Russian Oil Exports Disrupted
On June 24, 2025, Russia’s crude oil exports plunged to a two-month low, dropping by approximately 220,000 barrels per day to around 3.19 million barrels/day, due to maintenance at the Kozmino Pacific terminal coinciding with slowdowns at the Baltic port of Primorsk. This sudden reduction exposes vulnerabilities in Russia’s export infrastructure, particularly relevant amid ongoing sanctions targeting its oil and energy revenues. Although elevated global oil prices—buoyed by Middle East tensions—helped maintain Russian weekly revenues near $1.38 billion, the disruptions impact Russia's capacity to fund its war efforts in Ukraine, potentially constraining military expenditures if sustained.

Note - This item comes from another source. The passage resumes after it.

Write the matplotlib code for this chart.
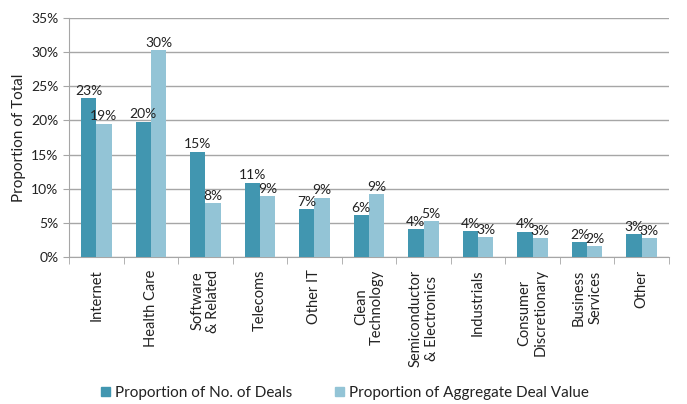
import matplotlib
matplotlib.use("Agg")
import matplotlib.pyplot as plt
import numpy as np
from matplotlib.ticker import FuncFormatter, FixedLocator
from matplotlib.patches import Patch

categories = ["Internet", "Health Care", "Software\n& Related", "Telecoms", "Other IT",
              "Clean\nTechnology", "Semiconductor\n& Electronics", "Industrials",
              "Consumer\nDiscretionary", "Business\nServices", "Other"]
deals = [23.3, 19.8, 15.4, 10.9, 7.0, 6.1, 4.1, 3.8, 3.7, 2.2, 3.3]
value = [19.5, 30.3, 7.9, 8.9, 8.7, 9.2, 5.2, 2.9, 2.8, 1.6, 2.8]
series_names = ["Proportion of No. of Deals", "Proportion of Aggregate Deal Value"]
labels_deals = ["23%", "20%", "15%", "11%", "7%", "6%", "4%", "4%", "4%", "2%", "3%"]
labels_value = ["19%", "30%", "8%", "9%", "9%", "9%", "5%", "3%", "3%", "2%", "3%"]

plt.rcParams['font.family'] = ['Lato', 'DejaVu Sans']
dark = "#4196B0"
light = "#93C4D6"
gridc = "#A6A6A6"

fig = plt.figure(figsize=(6.87, 4.04), dpi=100)
ax = fig.add_axes([69/687, 1-257/404, 600/687, 239/404])

x = np.arange(len(categories))
w = 0.28
b1 = ax.bar(x - w/2, deals, w, color=dark, zorder=3)
b2 = ax.bar(x + w/2, value, w, color=light, zorder=3)
for rect, lab in zip(b1, labels_deals):
    ax.text(rect.get_x() + rect.get_width()/2, rect.get_height() + 0.2, lab,
            ha="center", va="bottom", fontsize=10, color="#222222", zorder=4)
for rect, lab in zip(b2, labels_value):
    ax.text(rect.get_x() + rect.get_width()/2, rect.get_height() + 0.2, lab,
            ha="center", va="bottom", fontsize=10, color="#222222", zorder=4)

ax.set_xlim(-0.5, len(categories) - 0.5)
ax.set_ylim(0, 35)
ax.set_yticks(np.arange(0, 36, 5))
ax.yaxis.set_major_formatter(FuncFormatter(lambda v, p: f"{int(v)}%"))
ax.yaxis.grid(True, color=gridc, linewidth=1, zorder=0)
ax.set_axisbelow(True)

ax.set_xticks(x)
ax.set_xticklabels(categories, rotation=90, fontsize=10.5, va="top", ha="center",
                   multialignment="center", color="#222222")
ax.tick_params(axis="x", length=0, pad=9)
ax.xaxis.set_minor_locator(FixedLocator(np.arange(-0.5, len(categories), 1.0)))
ax.tick_params(axis="x", which="minor", length=5, color=gridc)
ax.tick_params(axis="y", length=4, color=gridc, labelsize=10, labelcolor="#222222")

for s in ["top", "right"]:
    ax.spines[s].set_visible(False)
ax.spines["left"].set_color(gridc)
ax.spines["bottom"].set_color(gridc)

ax.set_ylabel("Proportion of Total", fontsize=11, color="#222222")

handles = [Patch(color=dark), Patch(color=light)]
fig.legend(handles, series_names, loc="center", bbox_to_anchor=(345/687, 1-393/404),
           ncol=2, frameon=False, fontsize=11, handlelength=0.6, handleheight=0.6,
           handletextpad=0.3, columnspacing=2.8, labelcolor="#222222")

fig.savefig("out.png", dpi=100)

Major buyers like India and China, which remain key customers despite Western sanctions, might temporarily turn to alternative suppliers, unsettling established trade relationships. Economically, the loss of exports tightens global oil supply dynamics, possibly triggering higher global fuel prices and inflationary pressures. Domestically, Russia responded by increasing refinery processing to a near-record high of 5.42 million barrels/day, underscoring attempts to mitigate external vulnerabilities and maintain economic stability.
Base Case Scenario (60%)
Russian exports recover gradually following the completion of maintenance and infrastructure improvements. Export levels stabilize, moderately supporting war funding while global oil prices remain elevated but stable. Major buyers like India and China retain Russian supply, though slightly diversify sourcing, reducing Russia's strategic leverage but not significantly affecting overall revenues. Inflationary pressures ease slightly but remain elevated, prompting steady renewable investment shifts.
Upside Scenario (20%)
Russia rapidly resolves infrastructure issues, significantly boosting exports above pre-disruption levels, capitalizing on continued global oil price strength. Enhanced revenues bolster military financing, reducing pressures on the war effort. Buyer confidence, particularly from India and China, strengthens, reinforcing market positions and stabilizing global supply dynamics. Inflationary pressures ease considerably, and renewable investment momentum slows marginally in the short term.
Downside Scenario (20%)
Maintenance disruptions extend or recur frequently, severely constraining export volumes. Revenues decline significantly, weakening Russia’s capacity to sustain military funding and amplifying domestic economic challenges. Major importers accelerate diversification away from Russian crude, substantially eroding market share. Global oil prices spike, exacerbating global inflationary pressures, and accelerating a substantial shift towards renewables. Domestically, severe resource reallocations towards military and infrastructure exacerbate social instability.